Records contained in a dataset

========================================================================

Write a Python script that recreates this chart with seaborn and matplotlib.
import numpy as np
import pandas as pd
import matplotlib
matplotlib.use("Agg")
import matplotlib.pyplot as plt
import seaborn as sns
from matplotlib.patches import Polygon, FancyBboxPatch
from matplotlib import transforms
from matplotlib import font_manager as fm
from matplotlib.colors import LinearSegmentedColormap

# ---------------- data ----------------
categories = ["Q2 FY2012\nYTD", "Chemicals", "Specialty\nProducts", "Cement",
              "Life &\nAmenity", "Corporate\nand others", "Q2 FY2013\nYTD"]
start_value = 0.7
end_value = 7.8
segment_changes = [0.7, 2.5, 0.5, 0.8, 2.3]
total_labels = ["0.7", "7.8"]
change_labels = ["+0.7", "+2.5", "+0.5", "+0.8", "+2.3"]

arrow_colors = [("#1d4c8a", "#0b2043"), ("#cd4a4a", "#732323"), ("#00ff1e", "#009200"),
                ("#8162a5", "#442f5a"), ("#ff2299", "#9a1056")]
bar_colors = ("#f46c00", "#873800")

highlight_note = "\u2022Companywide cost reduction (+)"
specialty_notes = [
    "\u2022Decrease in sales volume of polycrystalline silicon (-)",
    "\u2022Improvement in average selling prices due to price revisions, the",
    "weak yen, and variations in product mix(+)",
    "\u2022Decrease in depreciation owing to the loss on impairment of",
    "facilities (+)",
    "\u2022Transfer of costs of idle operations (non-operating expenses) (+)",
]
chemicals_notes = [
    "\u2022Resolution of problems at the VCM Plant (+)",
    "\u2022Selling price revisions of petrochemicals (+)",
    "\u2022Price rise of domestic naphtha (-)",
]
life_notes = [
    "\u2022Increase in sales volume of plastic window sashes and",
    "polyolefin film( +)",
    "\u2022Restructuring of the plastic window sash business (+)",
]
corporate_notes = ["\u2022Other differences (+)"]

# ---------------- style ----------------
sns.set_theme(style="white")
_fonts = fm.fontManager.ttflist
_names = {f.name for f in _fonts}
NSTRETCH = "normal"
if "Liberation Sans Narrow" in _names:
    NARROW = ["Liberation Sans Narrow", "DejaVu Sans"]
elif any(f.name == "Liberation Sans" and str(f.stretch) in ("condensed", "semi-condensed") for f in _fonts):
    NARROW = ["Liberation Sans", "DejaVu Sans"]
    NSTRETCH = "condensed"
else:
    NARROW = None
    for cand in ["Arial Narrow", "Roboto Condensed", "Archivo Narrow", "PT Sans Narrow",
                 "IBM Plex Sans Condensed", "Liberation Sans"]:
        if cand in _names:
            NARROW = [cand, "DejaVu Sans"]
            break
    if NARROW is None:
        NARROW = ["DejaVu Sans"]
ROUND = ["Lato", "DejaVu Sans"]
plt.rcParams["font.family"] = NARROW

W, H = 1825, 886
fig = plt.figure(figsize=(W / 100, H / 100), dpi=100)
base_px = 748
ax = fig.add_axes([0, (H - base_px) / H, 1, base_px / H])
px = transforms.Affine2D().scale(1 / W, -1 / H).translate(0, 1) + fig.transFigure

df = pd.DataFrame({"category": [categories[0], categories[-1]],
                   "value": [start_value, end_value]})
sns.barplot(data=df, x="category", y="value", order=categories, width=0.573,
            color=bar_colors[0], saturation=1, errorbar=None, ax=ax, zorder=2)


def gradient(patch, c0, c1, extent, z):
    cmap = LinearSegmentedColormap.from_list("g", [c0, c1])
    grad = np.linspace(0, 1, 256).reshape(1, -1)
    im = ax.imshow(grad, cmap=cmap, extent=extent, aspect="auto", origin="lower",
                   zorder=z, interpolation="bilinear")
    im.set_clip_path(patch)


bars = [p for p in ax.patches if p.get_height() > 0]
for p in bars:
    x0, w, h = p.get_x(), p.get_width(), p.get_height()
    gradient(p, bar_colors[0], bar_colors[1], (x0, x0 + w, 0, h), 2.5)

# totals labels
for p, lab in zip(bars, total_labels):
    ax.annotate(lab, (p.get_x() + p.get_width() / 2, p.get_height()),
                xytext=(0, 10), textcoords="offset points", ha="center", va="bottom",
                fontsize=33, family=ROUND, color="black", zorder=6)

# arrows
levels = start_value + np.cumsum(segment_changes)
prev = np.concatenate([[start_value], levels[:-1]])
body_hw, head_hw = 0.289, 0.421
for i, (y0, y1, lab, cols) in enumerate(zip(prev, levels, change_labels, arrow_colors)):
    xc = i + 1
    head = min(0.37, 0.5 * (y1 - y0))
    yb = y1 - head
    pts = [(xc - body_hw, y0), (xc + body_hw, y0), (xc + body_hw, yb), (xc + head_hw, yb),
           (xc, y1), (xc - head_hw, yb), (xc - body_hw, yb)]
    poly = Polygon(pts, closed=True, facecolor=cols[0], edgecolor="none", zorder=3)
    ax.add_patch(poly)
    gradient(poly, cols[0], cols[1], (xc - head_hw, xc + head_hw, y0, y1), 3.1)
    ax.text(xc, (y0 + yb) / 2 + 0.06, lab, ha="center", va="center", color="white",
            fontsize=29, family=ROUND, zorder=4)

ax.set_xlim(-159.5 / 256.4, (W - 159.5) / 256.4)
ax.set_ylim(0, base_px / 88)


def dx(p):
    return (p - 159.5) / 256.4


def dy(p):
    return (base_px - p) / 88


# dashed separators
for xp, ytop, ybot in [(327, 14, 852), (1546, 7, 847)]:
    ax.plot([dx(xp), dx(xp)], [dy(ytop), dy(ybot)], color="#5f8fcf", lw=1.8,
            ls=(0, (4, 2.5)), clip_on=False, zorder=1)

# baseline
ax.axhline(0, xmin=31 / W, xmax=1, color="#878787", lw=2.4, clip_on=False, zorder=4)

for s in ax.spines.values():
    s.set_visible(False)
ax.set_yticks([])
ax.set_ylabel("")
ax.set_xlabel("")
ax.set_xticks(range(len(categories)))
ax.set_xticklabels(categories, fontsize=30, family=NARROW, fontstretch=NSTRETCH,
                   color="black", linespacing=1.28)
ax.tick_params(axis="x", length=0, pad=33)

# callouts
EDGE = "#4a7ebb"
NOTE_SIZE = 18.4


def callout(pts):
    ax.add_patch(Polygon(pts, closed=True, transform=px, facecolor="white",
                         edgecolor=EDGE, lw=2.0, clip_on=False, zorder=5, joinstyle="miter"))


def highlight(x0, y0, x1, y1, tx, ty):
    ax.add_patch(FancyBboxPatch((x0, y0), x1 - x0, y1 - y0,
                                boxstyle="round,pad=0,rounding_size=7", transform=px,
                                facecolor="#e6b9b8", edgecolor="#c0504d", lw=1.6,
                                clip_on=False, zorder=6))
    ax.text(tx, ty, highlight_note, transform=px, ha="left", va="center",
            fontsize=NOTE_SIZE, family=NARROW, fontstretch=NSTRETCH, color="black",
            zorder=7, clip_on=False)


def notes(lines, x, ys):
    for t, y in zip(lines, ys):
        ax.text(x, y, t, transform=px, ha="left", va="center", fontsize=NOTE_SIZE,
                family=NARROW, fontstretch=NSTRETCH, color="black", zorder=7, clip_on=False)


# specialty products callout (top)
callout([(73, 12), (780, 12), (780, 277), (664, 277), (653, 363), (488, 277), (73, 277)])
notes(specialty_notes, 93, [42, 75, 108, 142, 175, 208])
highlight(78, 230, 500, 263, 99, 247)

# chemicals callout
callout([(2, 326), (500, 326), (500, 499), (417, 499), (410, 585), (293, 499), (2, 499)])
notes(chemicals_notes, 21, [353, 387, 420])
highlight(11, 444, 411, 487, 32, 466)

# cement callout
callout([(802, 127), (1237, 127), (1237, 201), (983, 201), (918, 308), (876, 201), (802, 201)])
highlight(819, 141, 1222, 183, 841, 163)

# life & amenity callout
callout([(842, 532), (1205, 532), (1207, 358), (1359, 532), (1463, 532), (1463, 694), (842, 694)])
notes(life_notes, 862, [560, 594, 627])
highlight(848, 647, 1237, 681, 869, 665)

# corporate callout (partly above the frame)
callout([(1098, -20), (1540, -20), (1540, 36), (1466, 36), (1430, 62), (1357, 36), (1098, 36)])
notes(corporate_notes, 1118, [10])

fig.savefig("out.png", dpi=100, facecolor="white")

========================================================================

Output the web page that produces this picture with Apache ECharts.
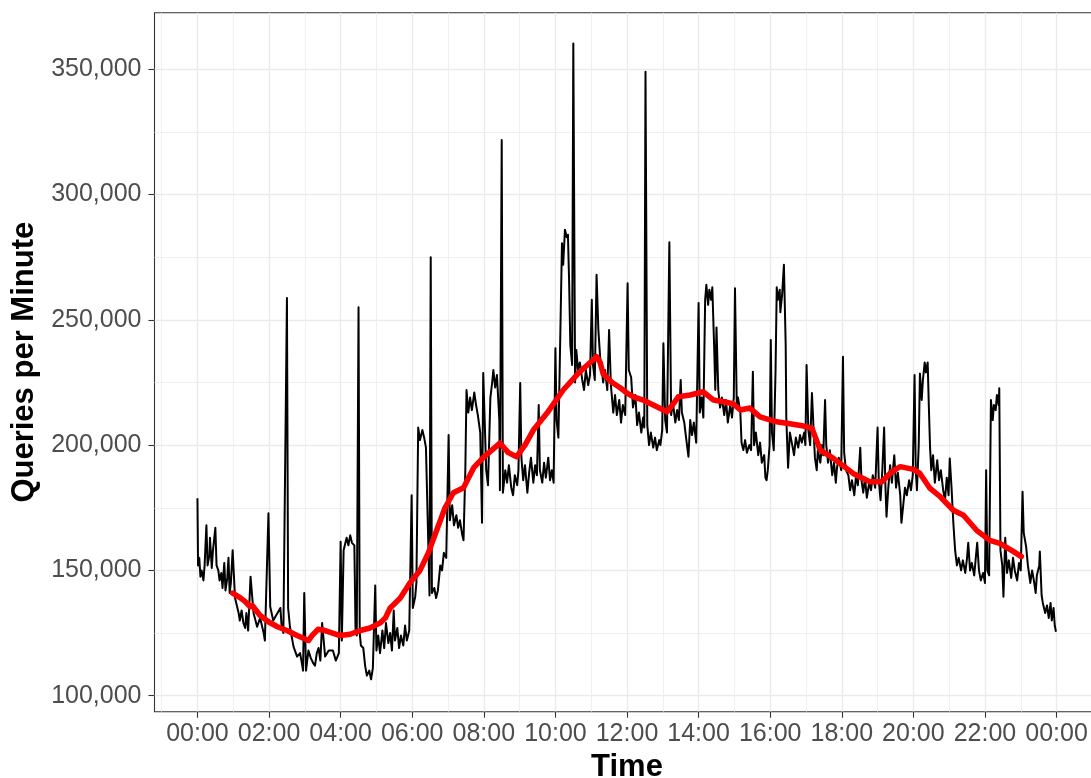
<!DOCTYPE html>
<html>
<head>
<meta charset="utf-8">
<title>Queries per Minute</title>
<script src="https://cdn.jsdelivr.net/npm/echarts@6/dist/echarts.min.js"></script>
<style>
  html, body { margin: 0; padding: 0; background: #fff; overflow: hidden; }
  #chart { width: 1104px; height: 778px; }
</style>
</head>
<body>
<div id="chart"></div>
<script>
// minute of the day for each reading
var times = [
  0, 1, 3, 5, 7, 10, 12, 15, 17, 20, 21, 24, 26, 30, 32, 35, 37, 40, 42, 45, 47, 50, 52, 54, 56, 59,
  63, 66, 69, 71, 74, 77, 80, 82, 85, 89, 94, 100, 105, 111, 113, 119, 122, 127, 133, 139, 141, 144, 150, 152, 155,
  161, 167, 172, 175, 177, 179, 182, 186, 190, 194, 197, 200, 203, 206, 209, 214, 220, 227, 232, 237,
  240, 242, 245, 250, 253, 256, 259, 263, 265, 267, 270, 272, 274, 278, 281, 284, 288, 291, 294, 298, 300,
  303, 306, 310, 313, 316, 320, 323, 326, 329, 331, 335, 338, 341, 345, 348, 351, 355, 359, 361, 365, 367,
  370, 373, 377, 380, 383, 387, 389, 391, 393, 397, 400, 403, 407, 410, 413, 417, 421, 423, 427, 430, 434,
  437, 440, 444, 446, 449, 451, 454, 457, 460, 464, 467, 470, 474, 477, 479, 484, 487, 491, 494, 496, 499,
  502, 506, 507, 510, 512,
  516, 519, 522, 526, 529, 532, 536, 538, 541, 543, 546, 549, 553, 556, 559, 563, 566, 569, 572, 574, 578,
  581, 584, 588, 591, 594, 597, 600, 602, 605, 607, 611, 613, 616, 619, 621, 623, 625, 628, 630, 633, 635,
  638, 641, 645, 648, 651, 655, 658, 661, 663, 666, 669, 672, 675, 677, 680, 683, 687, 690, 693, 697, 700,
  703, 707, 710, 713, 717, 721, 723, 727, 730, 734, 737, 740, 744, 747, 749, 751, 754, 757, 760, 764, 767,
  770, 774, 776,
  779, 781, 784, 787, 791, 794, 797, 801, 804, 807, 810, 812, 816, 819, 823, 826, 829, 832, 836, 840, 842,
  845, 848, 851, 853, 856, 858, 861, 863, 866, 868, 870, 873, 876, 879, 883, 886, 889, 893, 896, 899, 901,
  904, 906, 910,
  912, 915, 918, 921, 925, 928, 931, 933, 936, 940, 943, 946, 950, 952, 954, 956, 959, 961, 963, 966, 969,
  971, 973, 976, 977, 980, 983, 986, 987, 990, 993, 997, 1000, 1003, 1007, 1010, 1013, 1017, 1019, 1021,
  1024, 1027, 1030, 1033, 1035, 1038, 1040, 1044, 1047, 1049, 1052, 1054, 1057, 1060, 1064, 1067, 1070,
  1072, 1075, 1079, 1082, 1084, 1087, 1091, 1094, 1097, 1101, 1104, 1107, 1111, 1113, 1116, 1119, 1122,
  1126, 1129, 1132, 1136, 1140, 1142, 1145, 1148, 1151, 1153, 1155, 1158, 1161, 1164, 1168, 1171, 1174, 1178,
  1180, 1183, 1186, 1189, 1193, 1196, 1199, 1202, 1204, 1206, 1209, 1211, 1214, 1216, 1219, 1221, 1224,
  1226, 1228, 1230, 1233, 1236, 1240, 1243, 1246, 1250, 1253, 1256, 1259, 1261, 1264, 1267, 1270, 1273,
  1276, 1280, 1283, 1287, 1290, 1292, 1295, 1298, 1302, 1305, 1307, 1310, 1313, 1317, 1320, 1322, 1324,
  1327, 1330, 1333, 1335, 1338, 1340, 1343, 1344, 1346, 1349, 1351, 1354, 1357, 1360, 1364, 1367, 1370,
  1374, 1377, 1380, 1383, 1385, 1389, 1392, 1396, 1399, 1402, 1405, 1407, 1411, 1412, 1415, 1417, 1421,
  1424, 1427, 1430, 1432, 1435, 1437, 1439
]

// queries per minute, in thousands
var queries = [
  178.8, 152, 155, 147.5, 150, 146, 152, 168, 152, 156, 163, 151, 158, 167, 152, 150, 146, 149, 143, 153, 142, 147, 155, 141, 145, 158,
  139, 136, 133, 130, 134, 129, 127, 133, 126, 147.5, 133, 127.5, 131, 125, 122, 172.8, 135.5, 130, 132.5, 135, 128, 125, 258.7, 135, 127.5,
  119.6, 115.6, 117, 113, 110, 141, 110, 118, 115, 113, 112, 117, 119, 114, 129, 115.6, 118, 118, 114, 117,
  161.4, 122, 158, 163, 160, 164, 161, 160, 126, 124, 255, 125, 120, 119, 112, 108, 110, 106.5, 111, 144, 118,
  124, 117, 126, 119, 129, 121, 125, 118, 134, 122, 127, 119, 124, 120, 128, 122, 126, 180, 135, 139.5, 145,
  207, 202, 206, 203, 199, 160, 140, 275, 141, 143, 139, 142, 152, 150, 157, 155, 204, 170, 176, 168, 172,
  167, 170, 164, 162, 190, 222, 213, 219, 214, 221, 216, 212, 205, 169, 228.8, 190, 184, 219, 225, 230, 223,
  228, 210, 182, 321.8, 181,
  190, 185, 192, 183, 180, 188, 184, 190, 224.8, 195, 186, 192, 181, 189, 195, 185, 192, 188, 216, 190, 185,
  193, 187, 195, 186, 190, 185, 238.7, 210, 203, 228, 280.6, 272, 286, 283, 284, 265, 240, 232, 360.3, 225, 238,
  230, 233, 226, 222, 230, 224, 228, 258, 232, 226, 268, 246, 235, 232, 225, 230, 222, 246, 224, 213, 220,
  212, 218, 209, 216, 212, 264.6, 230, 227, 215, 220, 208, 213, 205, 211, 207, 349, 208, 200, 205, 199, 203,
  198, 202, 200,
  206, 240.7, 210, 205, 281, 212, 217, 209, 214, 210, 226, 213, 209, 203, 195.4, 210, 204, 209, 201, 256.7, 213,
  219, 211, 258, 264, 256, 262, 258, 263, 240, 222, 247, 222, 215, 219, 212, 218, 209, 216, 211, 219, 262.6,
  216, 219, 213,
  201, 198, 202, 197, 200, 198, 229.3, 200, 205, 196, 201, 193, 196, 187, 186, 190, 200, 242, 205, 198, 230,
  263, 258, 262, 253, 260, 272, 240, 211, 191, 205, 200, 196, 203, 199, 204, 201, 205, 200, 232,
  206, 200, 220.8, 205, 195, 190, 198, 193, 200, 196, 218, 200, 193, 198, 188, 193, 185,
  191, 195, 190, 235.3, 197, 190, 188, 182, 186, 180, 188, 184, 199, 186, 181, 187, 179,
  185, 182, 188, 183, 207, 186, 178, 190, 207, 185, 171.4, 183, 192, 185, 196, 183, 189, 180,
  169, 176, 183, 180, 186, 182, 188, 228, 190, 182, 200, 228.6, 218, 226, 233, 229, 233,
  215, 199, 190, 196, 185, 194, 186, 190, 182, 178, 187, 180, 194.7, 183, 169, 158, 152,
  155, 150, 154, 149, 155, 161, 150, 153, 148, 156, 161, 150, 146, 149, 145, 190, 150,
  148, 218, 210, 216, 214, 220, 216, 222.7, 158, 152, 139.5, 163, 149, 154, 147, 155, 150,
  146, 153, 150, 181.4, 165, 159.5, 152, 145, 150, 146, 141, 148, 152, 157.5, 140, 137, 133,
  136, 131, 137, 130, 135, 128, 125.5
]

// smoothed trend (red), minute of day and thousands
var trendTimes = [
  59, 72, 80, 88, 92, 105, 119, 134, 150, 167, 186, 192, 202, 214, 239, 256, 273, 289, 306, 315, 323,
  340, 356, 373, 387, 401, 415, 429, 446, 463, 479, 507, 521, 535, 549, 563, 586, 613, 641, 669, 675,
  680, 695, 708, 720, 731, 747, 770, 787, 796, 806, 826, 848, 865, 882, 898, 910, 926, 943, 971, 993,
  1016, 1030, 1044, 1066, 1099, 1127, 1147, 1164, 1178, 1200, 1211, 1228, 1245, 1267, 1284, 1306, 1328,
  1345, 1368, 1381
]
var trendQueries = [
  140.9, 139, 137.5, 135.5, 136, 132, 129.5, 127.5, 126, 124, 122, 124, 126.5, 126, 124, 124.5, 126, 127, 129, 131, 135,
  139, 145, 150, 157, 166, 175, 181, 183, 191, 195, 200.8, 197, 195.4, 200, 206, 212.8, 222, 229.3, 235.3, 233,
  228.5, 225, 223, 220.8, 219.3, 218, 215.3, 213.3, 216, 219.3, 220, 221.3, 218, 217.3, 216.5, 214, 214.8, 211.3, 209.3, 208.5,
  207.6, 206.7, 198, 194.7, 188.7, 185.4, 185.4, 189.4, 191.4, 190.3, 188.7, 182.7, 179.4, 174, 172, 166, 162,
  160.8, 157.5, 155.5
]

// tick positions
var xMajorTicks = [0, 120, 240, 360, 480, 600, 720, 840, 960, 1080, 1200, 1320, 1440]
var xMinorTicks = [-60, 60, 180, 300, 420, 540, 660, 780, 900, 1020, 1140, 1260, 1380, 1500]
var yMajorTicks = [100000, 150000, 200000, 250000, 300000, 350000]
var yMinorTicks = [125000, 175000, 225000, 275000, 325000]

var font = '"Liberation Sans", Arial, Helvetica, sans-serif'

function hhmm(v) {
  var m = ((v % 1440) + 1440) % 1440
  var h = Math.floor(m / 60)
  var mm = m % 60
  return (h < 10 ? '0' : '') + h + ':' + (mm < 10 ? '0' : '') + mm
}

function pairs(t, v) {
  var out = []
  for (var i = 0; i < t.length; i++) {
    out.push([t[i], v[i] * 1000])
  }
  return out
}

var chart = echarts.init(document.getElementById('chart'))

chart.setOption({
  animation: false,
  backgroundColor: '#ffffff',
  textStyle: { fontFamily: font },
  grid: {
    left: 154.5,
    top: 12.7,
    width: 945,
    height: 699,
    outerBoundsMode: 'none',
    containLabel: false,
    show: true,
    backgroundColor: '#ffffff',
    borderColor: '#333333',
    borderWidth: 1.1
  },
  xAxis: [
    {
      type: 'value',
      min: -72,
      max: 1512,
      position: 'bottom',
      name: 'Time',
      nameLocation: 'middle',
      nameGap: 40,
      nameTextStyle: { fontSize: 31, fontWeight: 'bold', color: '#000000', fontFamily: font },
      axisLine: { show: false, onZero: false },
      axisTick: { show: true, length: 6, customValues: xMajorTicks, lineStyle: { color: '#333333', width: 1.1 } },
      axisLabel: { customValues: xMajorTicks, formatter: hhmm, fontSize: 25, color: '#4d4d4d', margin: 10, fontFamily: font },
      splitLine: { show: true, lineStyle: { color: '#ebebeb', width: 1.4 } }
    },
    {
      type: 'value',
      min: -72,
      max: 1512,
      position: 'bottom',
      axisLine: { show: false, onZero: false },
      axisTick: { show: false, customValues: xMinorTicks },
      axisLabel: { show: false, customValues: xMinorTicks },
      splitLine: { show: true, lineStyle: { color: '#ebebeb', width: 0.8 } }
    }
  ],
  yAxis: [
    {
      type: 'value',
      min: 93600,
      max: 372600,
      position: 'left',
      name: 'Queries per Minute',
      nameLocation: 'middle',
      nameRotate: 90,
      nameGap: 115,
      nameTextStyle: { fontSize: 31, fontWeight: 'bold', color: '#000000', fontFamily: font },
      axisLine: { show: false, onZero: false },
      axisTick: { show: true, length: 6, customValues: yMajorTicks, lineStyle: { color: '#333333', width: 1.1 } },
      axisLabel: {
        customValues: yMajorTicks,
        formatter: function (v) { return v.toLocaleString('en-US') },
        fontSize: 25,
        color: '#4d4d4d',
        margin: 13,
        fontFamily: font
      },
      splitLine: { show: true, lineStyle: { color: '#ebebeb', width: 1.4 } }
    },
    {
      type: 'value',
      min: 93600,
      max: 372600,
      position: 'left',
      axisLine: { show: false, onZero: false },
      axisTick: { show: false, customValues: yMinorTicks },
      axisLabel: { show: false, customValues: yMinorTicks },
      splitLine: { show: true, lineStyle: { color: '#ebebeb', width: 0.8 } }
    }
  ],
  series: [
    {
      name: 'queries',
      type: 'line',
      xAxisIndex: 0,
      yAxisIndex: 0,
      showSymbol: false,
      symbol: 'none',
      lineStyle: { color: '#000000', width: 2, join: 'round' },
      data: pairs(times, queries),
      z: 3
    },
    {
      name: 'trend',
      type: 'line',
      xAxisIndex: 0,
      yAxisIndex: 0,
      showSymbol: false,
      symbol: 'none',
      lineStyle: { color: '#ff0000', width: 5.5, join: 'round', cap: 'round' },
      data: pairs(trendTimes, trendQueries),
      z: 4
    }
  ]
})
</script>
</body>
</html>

========================================================================

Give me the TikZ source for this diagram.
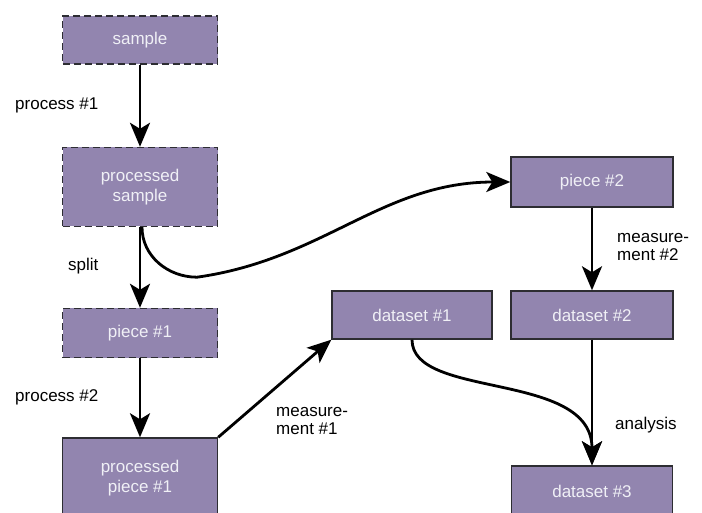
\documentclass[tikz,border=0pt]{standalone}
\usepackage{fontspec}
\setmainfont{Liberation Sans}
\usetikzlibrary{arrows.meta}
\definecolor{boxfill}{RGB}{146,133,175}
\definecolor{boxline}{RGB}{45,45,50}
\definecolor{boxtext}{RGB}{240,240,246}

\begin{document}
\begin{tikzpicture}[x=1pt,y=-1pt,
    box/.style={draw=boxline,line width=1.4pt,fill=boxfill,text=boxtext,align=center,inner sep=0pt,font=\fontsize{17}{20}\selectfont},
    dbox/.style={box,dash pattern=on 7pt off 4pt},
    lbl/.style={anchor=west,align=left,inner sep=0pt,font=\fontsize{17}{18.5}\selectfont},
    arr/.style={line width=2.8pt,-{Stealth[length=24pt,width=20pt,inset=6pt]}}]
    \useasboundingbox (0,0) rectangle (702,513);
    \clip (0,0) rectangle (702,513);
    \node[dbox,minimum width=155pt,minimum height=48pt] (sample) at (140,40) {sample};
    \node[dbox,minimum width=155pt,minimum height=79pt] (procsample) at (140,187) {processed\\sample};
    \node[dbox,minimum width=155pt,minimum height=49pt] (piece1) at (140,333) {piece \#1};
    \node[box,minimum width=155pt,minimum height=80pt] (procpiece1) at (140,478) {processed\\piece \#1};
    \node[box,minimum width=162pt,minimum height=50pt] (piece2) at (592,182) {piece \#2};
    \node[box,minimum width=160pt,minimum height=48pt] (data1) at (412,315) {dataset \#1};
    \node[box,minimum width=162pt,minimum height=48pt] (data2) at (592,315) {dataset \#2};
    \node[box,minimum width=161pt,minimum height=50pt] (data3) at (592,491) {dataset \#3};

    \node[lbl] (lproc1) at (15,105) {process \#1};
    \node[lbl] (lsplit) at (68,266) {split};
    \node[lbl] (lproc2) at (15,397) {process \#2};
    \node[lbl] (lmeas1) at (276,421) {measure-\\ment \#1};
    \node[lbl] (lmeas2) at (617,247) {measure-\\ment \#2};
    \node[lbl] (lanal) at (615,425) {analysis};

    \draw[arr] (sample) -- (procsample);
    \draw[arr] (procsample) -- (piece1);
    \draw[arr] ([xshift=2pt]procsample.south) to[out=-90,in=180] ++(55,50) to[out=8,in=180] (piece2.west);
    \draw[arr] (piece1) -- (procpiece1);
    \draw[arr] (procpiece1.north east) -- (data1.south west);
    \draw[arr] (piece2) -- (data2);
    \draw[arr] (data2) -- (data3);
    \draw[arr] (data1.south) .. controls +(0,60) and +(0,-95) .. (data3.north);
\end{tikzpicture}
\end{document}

========================================================================

▸ AIM: Please list every line of the records that contains "seaborn".

▸ SOLUTION TO THE EXERCISE:
Write a Python script that recreates this chart with seaborn and matplotlib.
import seaborn as sns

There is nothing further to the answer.